I went to buy Akara for Pap this morning, when this auntie, upon sighting my weak self, practically bought the whole Akara and Potatoes for herself at the price of 2650.
It was the last of the seller's merchandise.
I was so angry, and every other person I was hissing, but the seller didn't care -- she was actually there to sell everything, and if someone was to immediately relieve her of the stress, the chances of considering others were slim.
"Just pack it well for me and my boo," she said, pointing at me.
I was shy and almost drawing circles with my leg, and the few people around were observing in amazement, wondering why I was hissing with them. At the same time, they were waiting for the woman's son who had gone home to see if he could get yam or potatoes for frying.
Auntie strutted towards me from the other end, after which she felt my temperature with her palm and these words:
"I'm your neighbor's sister, and he said you've not been well since you came back on friday -- your body is hot."
Surprised and scared, since it was my first time of seeing her, I didn't know what to say. Before I could say anything, she gently grabbed my hands in the open, and went on with her lines:
"You were playing one song about 'Cecilia' before you travelled, and I told my brother you were my type --I love your voice and the way you played that song with your guitar. I was hearing it from our room. My brother said you don't come out often, and that you're stubborn."
I guessed she was talking about "Cecilia" by Simon and Garfunkel.

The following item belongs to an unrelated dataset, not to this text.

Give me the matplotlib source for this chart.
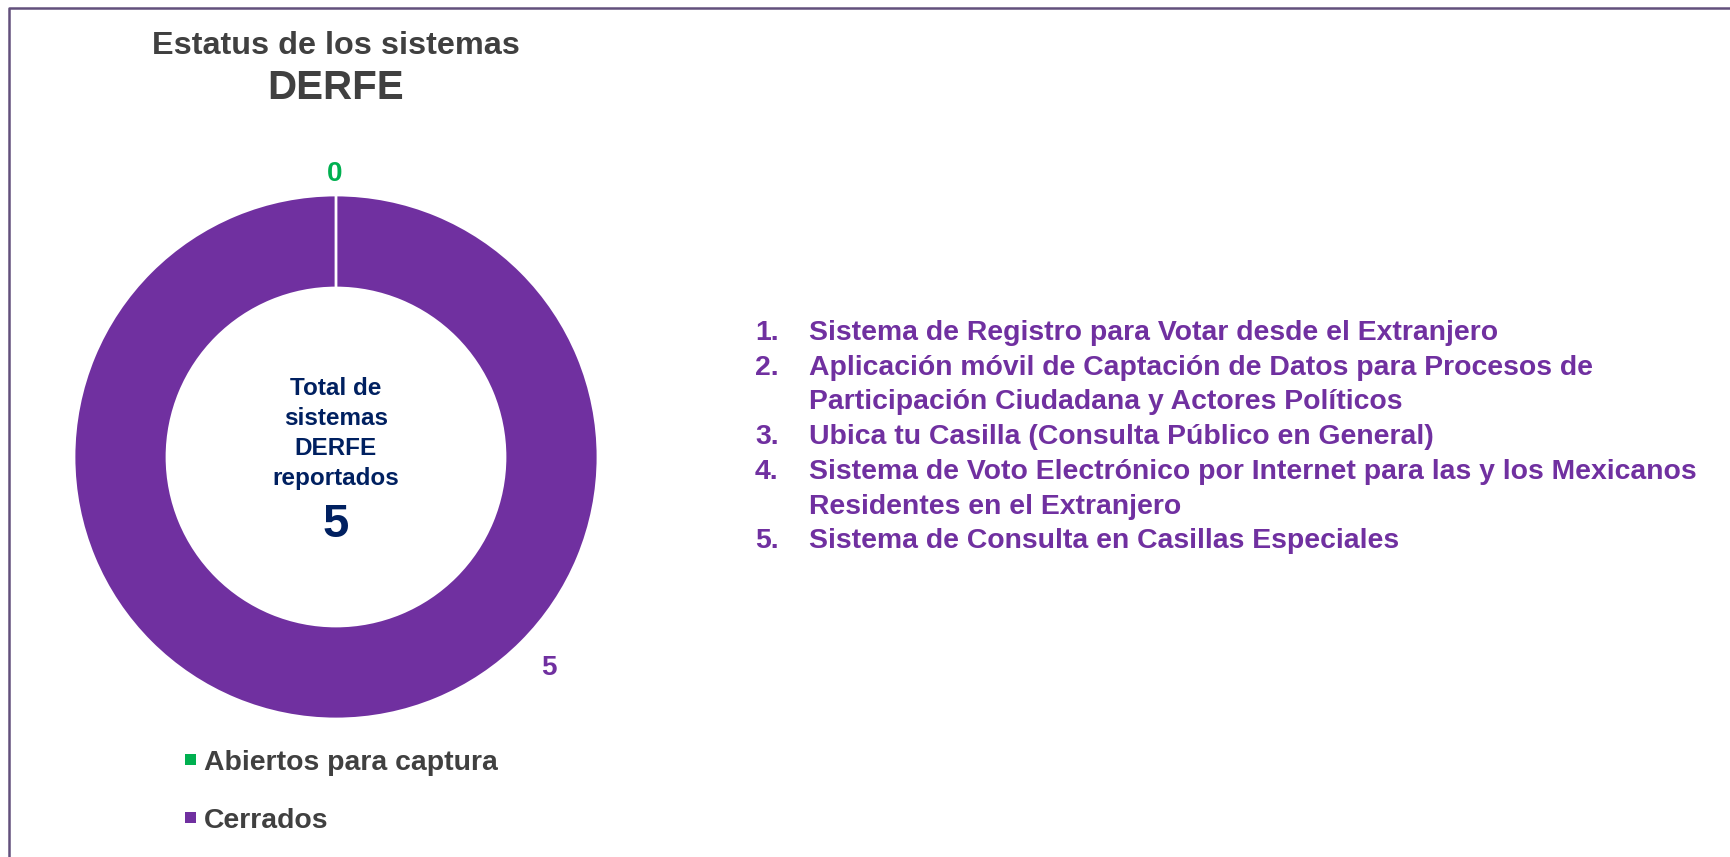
import matplotlib
matplotlib.use("Agg")
import matplotlib.pyplot as plt
from matplotlib.patches import Rectangle

# data
status_labels = ["Abiertos para captura", "Cerrados"]
status_values = [0, 5]
status_colors = ["#00B050", "#7030A0"]

title_lines = ["Estatus de los sistemas", "DERFE"]
center_lines = ["Total de", "sistemas", "DERFE", "reportados"]

# systems list, wrapped as in the original slide
systems = [
    ["Sistema de Registro para Votar desde el Extranjero"],
    ["Aplicación móvil de Captación de Datos para Procesos de",
     "Participación Ciudadana y Actores Políticos"],
    ["Ubica tu Casilla (Consulta Público en General)"],
    ["Sistema de Voto Electrónico por Internet para las y los Mexicanos",
     "Residentes en el Extranjero"],
    ["Sistema de Consulta en Casillas Especiales"],
]

W, H = 1730, 857
FONT = ["Liberation Sans", "DejaVu Sans"]
GRAY = "#404040"
NAVY = "#002060"
PURPLE = "#7030A0"

fig = plt.figure(figsize=(W / 100, H / 100), dpi=100)
fig.patch.set_facecolor("white")

# donut, centre (336, 457) px, radius 262 px
cx, cy, R = 336, 457, 262
ax = fig.add_axes([(cx - R) / W, (H - cy - R) / H, 2 * R / W, 2 * R / H])
wedges, _ = ax.pie(status_values, colors=status_colors, startangle=90,
                   counterclock=False, radius=1,
                   wedgeprops=dict(width=0.355, edgecolor="white", linewidth=2))
wedges[0].set_zorder(5)  # zero-size slice shows as the white gap line
ax.set_xlim(-1, 1)
ax.set_ylim(-1, 1)
ax.axis("off")

# overlay in pixel coordinates for the texts
ov = fig.add_axes([0, 0, 1, 1], zorder=10)
ov.set_xlim(0, W)
ov.set_ylim(H, 0)
ov.axis("off")
ov.patch.set_alpha(0)

# frame (only top and left visible in the crop)
ov.plot([8.5, 8.5, W], [H, 7.5, 7.5], color="#62507C", lw=1.8,
        solid_capstyle="butt")

ov.text(cx, 53.5, title_lines[0], ha="center", va="baseline",
        fontsize=23.3, fontweight="bold", color=GRAY, family=FONT)
ov.text(cx, 98.5, title_lines[1], ha="center", va="baseline",
        fontsize=29, fontweight="bold", color=GRAY, family=FONT)

# slice value labels
label_pos = [(335, 181), (549, 675)]
for (lx, ly), v, c in zip(label_pos, status_values, status_colors):
    ov.text(lx, ly, str(v), ha="center", va="baseline", fontsize=20,
            fontweight="bold", color=c, family=FONT)

# centre text
for i, line in enumerate(center_lines):
    ov.text(cx, 395 + 30 * i, line, ha="center", va="baseline",
            fontsize=17.5, fontweight="bold", color=NAVY, family=FONT)
ov.text(cx, 537, str(sum(status_values)), ha="center", va="baseline",
        fontsize=34, fontweight="bold", color=NAVY, family=FONT)

# numbered list
y = 340
for n, item in enumerate(systems, start=1):
    ov.text(755, y, f"{n}.", ha="left", va="baseline", fontsize=20.4,
            fontweight="bold", color=PURPLE, family=FONT)
    for line in item:
        ov.text(809, y, line, ha="left", va="baseline", fontsize=20.4,
                fontweight="bold", color=PURPLE, family=FONT)
        y += 34.7

# legend
for i, (lab, col) in enumerate(zip(status_labels, status_colors)):
    yc = 759.5 + 58 * i
    ov.add_patch(Rectangle((184.5, yc - 5.5), 11, 11, facecolor=col,
                           edgecolor="none"))
    ov.text(204, yc + 10.2, lab, ha="left", va="baseline", fontsize=20.4,
            fontweight="bold", color=GRAY, family=FONT)

fig.savefig("out.png", dpi=100)
plt.close(fig)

She smiled for a while and continued.
"But I told him I must talk with you today. So, is the water ready, or do you need help boiling it for pap? "
"But..."
"Don't but me anything young man -- you're going home with me. I told my brother to boil water for you so I'll make pap. We have Milk and other things. My brother said you starve yourself these days, and this one you just regained appetite, you'll probably like something light. My boo cannot be craving common pap and I'm just here doing nothing."

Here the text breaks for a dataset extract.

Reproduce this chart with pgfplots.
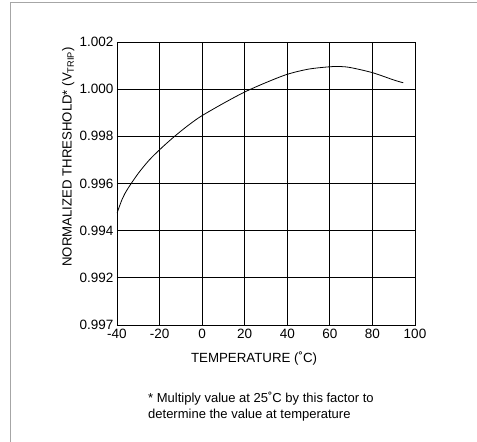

Auntie didn't allow me to say anything, and I don't know who informed Charlie Parker of my predicament. He just appeared from nowhere and shouted "nne gbado ya there -- December a g'adi egwu!(Nne hold him there -- this December will be good!)"
Mr Charles sef. Mtshew.
Some people were laughing as she gently and stylishly dragged me home, while apologizing for buying everything.
Brethren, I am having a wonderful breakfast in their apartment as I type this. Charlie Parker said he will break my head if I open my mouth to say "time will tell," and the way I am seeing this fine auntie, she is not giving up at all.
Eddie, why not calm down and allow somebody try kwanu?
Stop being afraid.
Eddie, surely, it would be nice to share your own wedding card with a motivational speech that begins this way:
"It all started with buying me Akara and Potatoe."